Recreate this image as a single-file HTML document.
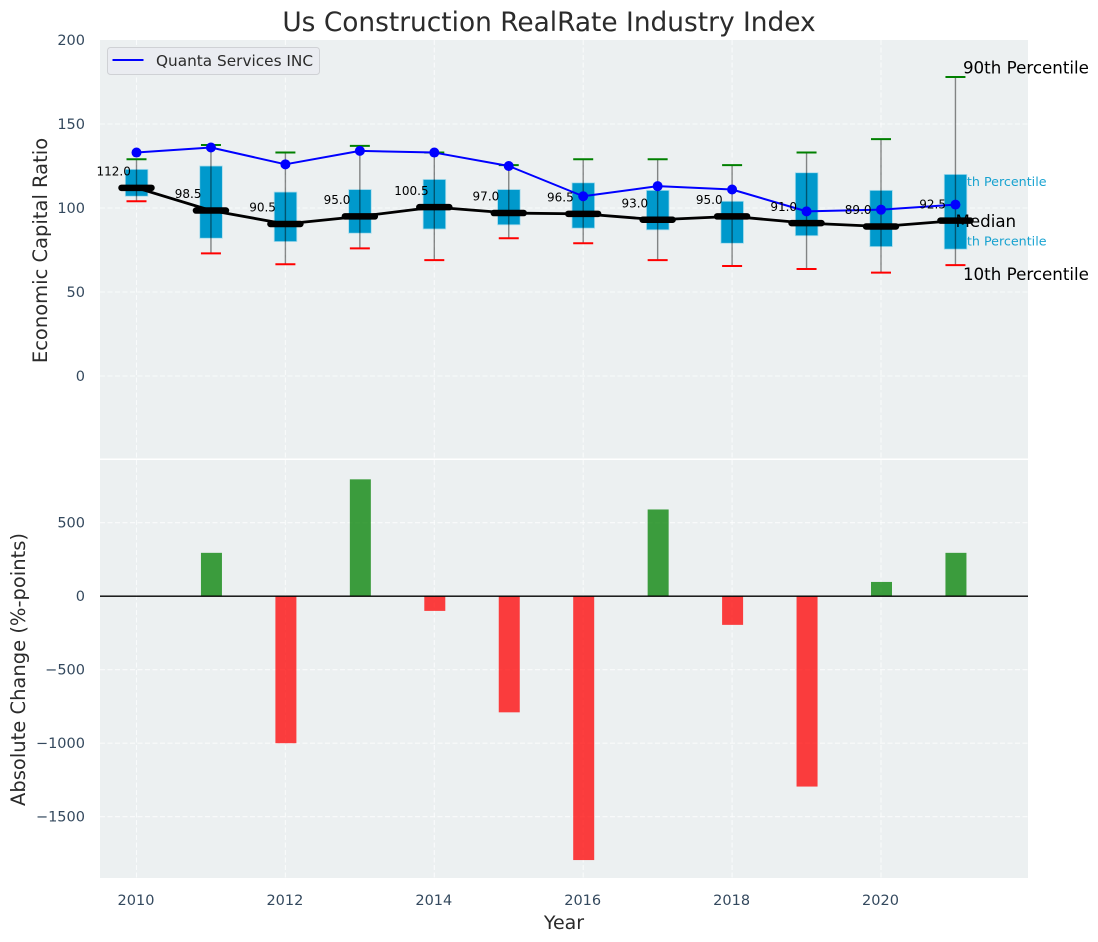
<!DOCTYPE html>
<html>
<head>
<meta charset="utf-8">
<title>Us Construction RealRate Industry Index</title>
<style>
html,body{margin:0;padding:0;background:#fff;}
svg{display:block;font-family:"DejaVu Sans","Liberation Sans",sans-serif;}
</style>
</head>
<body>
<svg id="chart" width="1098" height="942" viewBox="0 0 1098 942" xmlns="http://www.w3.org/2000/svg"></svg>
<script>
const years = [2010,2011,2012,2013,2014,2015,2016,2017,2018,2019,2020,2021];
const p90 = [129,137.5,133,137,133,125.5,129,129,125.5,133,141,178];
const p75 = [123,125,109.5,111,117,111,115,110.5,104,121,110.5,120];
const median = [112,98.5,90.5,95,100.5,97,96.5,93,95,91,89,92.5];
const p25 = [107,82,80,85,87.5,90,88,87,79,83.5,77,75.5];
const p10 = [104,73,66.5,76,69,82,79,69,65.5,63.7,61.5,66];
const company = [133,136,126,134,133,125,107,113,111,98,99,102];
const changes = [0,295,-1000,795,-100,-790,-1795,590,-195,-1295,97,295];
const xTicks = [2010,2012,2014,2016,2018,2020];
const topTicks = [0,50,100,150,200];
const bottomTicks = [-1500,-1000,-500,0,500];
const medianLabels = ["112.0","98.5","90.5","95.0","100.5","97.0","96.5","93.0","95.0","91.0","89.0","92.5"];

const X0 = 100, X1 = 1028;
const TOP_Y0 = 40, TOP_Y1 = 458.5, BOT_Y0 = 460, BOT_Y1 = 878;
const xScale = v => 136.5 + (v - 2010) * 74.45;
const yTop = v => 376 - v * 1.68;
const yBot = v => 596.2 - v * 0.147;
const svg = document.getElementById('chart');
const NS = 'http://www.w3.org/2000/svg';

function make(tag, props, text) {
  const el = document.createElementNS(NS, tag);
  for (const k in props) el.setAttribute(k, props[k]);
  if (text !== undefined) el.textContent = text;
  svg.appendChild(el);
  return el;
}
const tickColor = '#34495e', labelColor = '#2b2b2b';
const gridStyle = {stroke:'#ffffff','stroke-width':1.1,'stroke-dasharray':'5 2.5','stroke-opacity':0.7};
let el;

el = make('rect',{x:X0,y:TOP_Y0,width:X1-X0,height:TOP_Y1-TOP_Y0,fill:'#ecf0f1'});


el = make('rect',{x:X0,y:BOT_Y0,width:X1-X0,height:BOT_Y1-BOT_Y0,fill:'#ecf0f1'});



xTicks.forEach(t => {
  el = make('line',Object.assign({x1:xScale(t),x2:xScale(t),y1:TOP_Y0,y2:TOP_Y1},gridStyle));
  
  
  el = make('line',Object.assign({x1:xScale(t),x2:xScale(t),y1:BOT_Y0,y2:BOT_Y1},gridStyle));
  
  
  el = make('text',{x:xScale(t)-0.5,y:905,'text-anchor':'middle','font-size':14.5,fill:tickColor},String(t));
  
  
});
topTicks.forEach(t => {
  if (t < 200) {
    el = make('line',Object.assign({x1:X0,x2:X1,y1:yTop(t),y2:yTop(t)},gridStyle));
    
    
  }
  el = make('text',{x:85,y:yTop(t)+5,'text-anchor':'end','font-size':14.5,fill:tickColor},String(t));
  
  
});
bottomTicks.forEach(t => {
  el = make('line',Object.assign({x1:X0,x2:X1,y1:yBot(t),y2:yBot(t)},gridStyle));
  
  
  el = make('text',{x:85,y:yBot(t)+5,'text-anchor':'end','font-size':14.5,fill:tickColor},String(t).replace('-','\u2212'));
  
  
});

/* percentile notes sit beneath the boxes */
const last = years.length - 1;
el = make('text',{x:xScale(years[last])-4.7,y:yTop(p75[last])+11.5,'font-size':12.7,fill:'#0099cc','fill-opacity':0.9},'75th Percentile');


el = make('text',{x:xScale(years[last])-4.7,y:yTop(p25[last])-3.5,'font-size':12.7,fill:'#0099cc','fill-opacity':0.9},'25th Percentile');



years.forEach((yr,i) => {
  const cx = xScale(yr);
  el = make('rect',{x:cx-11.2,y:yTop(p75[i]),width:22.6,height:yTop(p25[i])-yTop(p75[i]),fill:'#0099cc',stroke:'#a9dcec','stroke-width':0.8});
  
  
  el = make('line',{x1:cx,x2:cx,y1:yTop(p90[i]),y2:yTop(p10[i]),stroke:'#000','stroke-opacity':0.45,'stroke-width':1.4});
  
  
  el = make('line',{x1:cx-10,x2:cx+10,y1:yTop(p90[i]),y2:yTop(p90[i]),stroke:'#008000','stroke-width':2});
  
  
  el = make('line',{x1:cx-10,x2:cx+10,y1:yTop(p10[i]),y2:yTop(p10[i]),stroke:'#ff0000','stroke-width':2});
  
  
});

el = make('polyline',{points:years.map((yr,i)=>xScale(yr)+','+yTop(median[i])).join(' '),fill:'none',stroke:'#000','stroke-width':2.8,'stroke-linejoin':'round'});


years.forEach((yr,i) => {
  const cx = xScale(yr);
  el = make('line',{x1:cx-15,x2:cx+15,y1:yTop(median[i]),y2:yTop(median[i]),stroke:'#000','stroke-width':6.5,'stroke-linecap':'round'});
  
  
});

el = make('polyline',{points:years.map((yr,i)=>xScale(yr)+','+yTop(company[i])).join(' '),fill:'none',stroke:'#0000ff','stroke-width':2,'stroke-linejoin':'round'});


years.forEach((yr,i) => {
  el = make('circle',{cx:xScale(yr),cy:yTop(company[i]),r:5,fill:'#0000ff'});
  
  
});
years.forEach((yr,i) => {
  el = make('text',{x:xScale(yr-0.3)-0.5,y:yTop(median[i])-12.3,'text-anchor':'middle','font-size':12,fill:'#000'},medianLabels[i]);
  
  
});

const noteX = xScale(years[last]);
el = make('text',{x:noteX+7.5,y:yTop(p90[last])-3.5,'font-size':16.7,fill:'#000'},'90th Percentile');


el = make('text',{x:noteX,y:yTop(median[last])+6.5,'font-size':16.7,fill:'#000'},'Median');


el = make('text',{x:noteX+7.5,y:yTop(p10[last])+15,'font-size':16.7,fill:'#000'},'10th Percentile');



/* change bars */
years.forEach((yr,i) => {
  if (changes[i] === 0) return;
  const y0 = yBot(Math.max(changes[i],0)), y1 = yBot(Math.min(changes[i],0));
  el = make('rect',{x:xScale(yr)-10,y:y0,width:21,height:y1-y0,fill:changes[i]>0?'#008000':'#ff0000','fill-opacity':0.75});
  
  
});
el = make('line',{x1:X0,x2:X1,y1:596.2,y2:596.2,stroke:'#000','stroke-width':1.4});



/* legend */
el = make('rect',{x:107.5,y:47.5,width:212,height:27,rx:3,fill:'#eaecf1',stroke:'#cfd1d5','stroke-width':1});


el = make('line',{x1:112.5,x2:143.5,y1:60,y2:60,stroke:'#0000ff','stroke-width':2});


el = make('text',{x:156,y:66,'font-size':15.3,fill:'#2b2b2b'},'Quanta Services INC');



/* titles */
el = make('text',{x:549,y:31,'text-anchor':'middle','font-size':26.4,fill:labelColor},'Us Construction RealRate Industry Index');


el = make('text',{x:564,y:929,'text-anchor':'middle','font-size':19,fill:labelColor},'Year');


el = make('text',{transform:'translate(47,250.5) rotate(-90)','text-anchor':'middle','font-size':19.5,fill:labelColor},'Economic Capital Ratio');


el = make('text',{transform:'translate(25,669.5) rotate(-90)','text-anchor':'middle','font-size':19.5,fill:labelColor},'Absolute Change (%-points)');


</script>
</body>
</html>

**Written problem**
Your task is to pick out every line with the string "document" and copy it.

**Solution to this problem**
Recreate this image as a single-file HTML document.
const svg = document.getElementById('chart');
  const el = document.createElementNS(NS, tag);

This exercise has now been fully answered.